En el libro de Violeta Parra leí
una frase de Paul Klee, primorosa, que describe dibujar como “sacar una línea
de paseo”. Solo en este momento de mi vida comienzo a reflexionar sobre la
finitud de los actos humanos y sobre la individualidad y la irrepetibilidad de
cada uno. Dibujar, como sacar una línea de paseo, en el día del perdón y del
juicio final de cada una de nuestras vidas, podrán ser acciones plenamente
identificables y precisas, que tuvieron un espacio y un tiempo determinados de
ejecución y que en la historia universal, no llegan a ser ni siquiera datos
importantes, porque el mundo es ancho y ajeno y la gente es mala y no merece.
Posiblemente uno de las mayores
virtudes del arte, es proveer de materialidad y de relativa permanencia de
expresión a los momentos creativos que siempre tienen algo de emoción y un
contexto particular, y que, en el acto de darlos a luz, son temporales y
terminan irrefrenablemente. Una cartulina, una servilleta, un disco, un libro,
una fotografía son momentos congelados, como la arquitectura, música congelada
que resume, no solo una vida o momento creativo particular, sino el espíritu
creativo de un lugar, de una época, de una población.
No sé finalmente cuántos dibujos
más me quedan por pintar. Pero sí comienzo a sentir la enorme nostalgia de que
nada es para siempre. Buenos o malos mis dibujos, como los dibujos de cualquier
persona, a lo sumo pueden crearse en lo que dura una vida –el hecho de que sobrevivan a
su autora, en tanto soportes materiales, no les resta su finitud-. Se puede
matar al soñador pero no al sueño, decía una frase inserta en una agenda muy
bonita que tuve de niña, pero si se mata a la gallina de los huevos de oro,
quedan los huevos pero ya no hay más.
Y cada dibujo viene a vivir una
vida particular.

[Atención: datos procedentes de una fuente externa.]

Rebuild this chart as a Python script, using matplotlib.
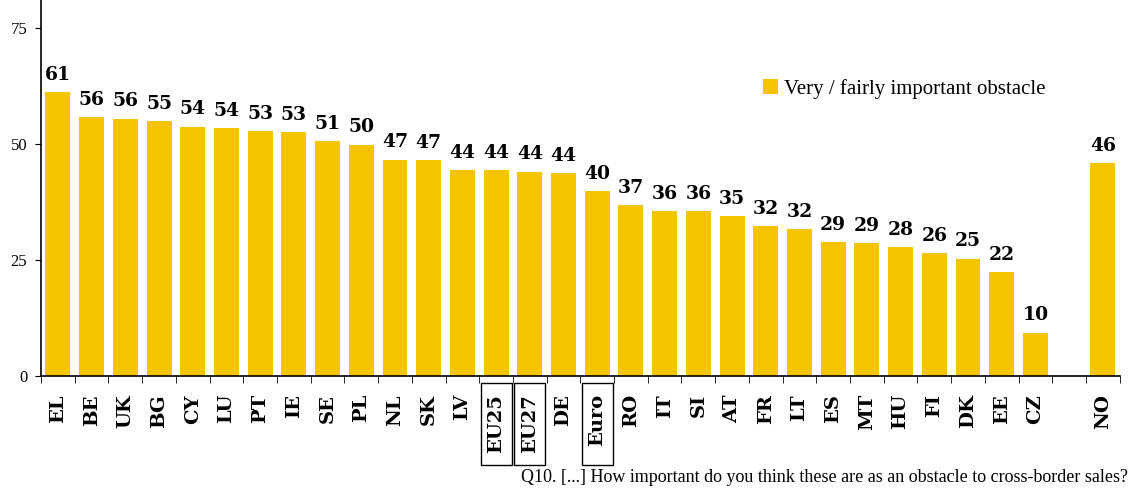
import numpy as np
import matplotlib
matplotlib.use('Agg')
import matplotlib.pyplot as plt
from matplotlib.patches import Rectangle
from matplotlib.transforms import blended_transform_factory

# country codes, gap before NO
countries = ['EL', 'BE', 'UK', 'BG', 'CY', 'LU', 'PT', 'IE', 'SE', 'PL', 'NL', 'SK', 'LV',
             'EU25', 'EU27', 'DE', 'Euro', 'RO', 'IT', 'SI', 'AT', 'FR', 'LT', 'ES', 'MT',
             'HU', 'FI', 'DK', 'EE', 'CZ', 'NO']
values = [61.2, 55.8, 55.4, 54.9, 53.7, 53.4, 52.8, 52.5, 50.6, 49.8, 46.6, 46.5, 44.4,
          44.4, 44.0, 43.7, 39.8, 36.8, 35.5, 35.5, 34.4, 32.3, 31.6, 28.8, 28.6,
          27.8, 26.4, 25.3, 22.3, 9.3, 45.9]
labels = [61, 56, 56, 55, 54, 54, 53, 53, 51, 50, 47, 47, 44,
          44, 44, 44, 40, 37, 36, 36, 35, 32, 32, 29, 29,
          28, 26, 25, 22, 10, 46]
boxed = ['EU25', 'EU27', 'Euro']
legend_label = 'Very / fairly important obstacle'
footnote = 'Q10. [...] How important do you think these are as an obstacle to cross-border sales?'

bar_color = '#F5C400'
serif = ['DejaVu Serif']

x = np.arange(len(countries))
x[-1] += 1  # empty slot before NO

fig = plt.figure(figsize=(11.31, 4.88), dpi=100)
ax = fig.add_axes([0.0363, 0.2295, 0.9537, 0.7705])

ax.bar(x, values, width=0.74, color=bar_color, label=legend_label, zorder=2)

for xi, v, lab in zip(x, values, labels):
    ax.text(xi, v + 1.8, str(lab), ha='center', va='bottom', fontsize=13.5,
            fontweight='bold', family=serif)

ax.set_xlim(-0.5, x[-1] + 0.5)
ax.set_ylim(0, 81)
ax.set_yticks([0, 25, 50, 75])
ax.set_yticklabels(['0', '25', '50', '75'], family=['Liberation Serif'], fontsize=12)

ax.set_xticks(x)
ax.set_xticklabels(countries, rotation=90, fontsize=14, fontweight='bold', family=serif)
ax.tick_params(axis='x', length=0, pad=13)
ax.set_xticks(np.arange(-0.5, x[-1] + 1, 1), minor=True)
ax.tick_params(axis='x', which='minor', length=5, direction='out')
ax.tick_params(axis='y', length=4, direction='out', pad=6)

# boxes round the averages
trans = blended_transform_factory(ax.transData, ax.transAxes)
for xi, c in zip(x, countries):
    if c in boxed:
        ax.add_patch(Rectangle((xi - 0.46, -0.237), 0.92, 0.218, transform=trans,
                               fill=False, edgecolor='black', linewidth=1, clip_on=False))

ax.spines['top'].set_visible(False)
ax.spines['right'].set_visible(False)
ax.spines['left'].set_linewidth(1.2)
ax.spines['bottom'].set_linewidth(1.2)

ax.legend(loc='upper left', bbox_to_anchor=(0.652, 0.84), frameon=False,
          handlelength=0.7, handleheight=0.7, handletextpad=0.3,
          prop={'family': 'Liberation Serif', 'size': 15})

fig.text(0.997, 0.004, footnote, ha='right', va='bottom', fontsize=13,
         family=['Liberation Serif'])

plt.savefig('out.png', dpi=100)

Unos jamás se terminan y quedan como obras non
finito, otros se destruyen en momentos de desesperación artística, hay los
que quedan ocultos debajo de otros, cuyo soporte se aprovecha por ahorrar
material, otros se van del país, otros quedan colgados en paredes de la casa, otros
quedan en cuadernos o en cajas que alguna vez fueron guardados y su pronóstico
es no ser descubiertos nunca jamás. Algo así como el propio destino humano. Y hay estos otros, que sin pensarlo y en los lugares menos imaginados, se vuelven a ver.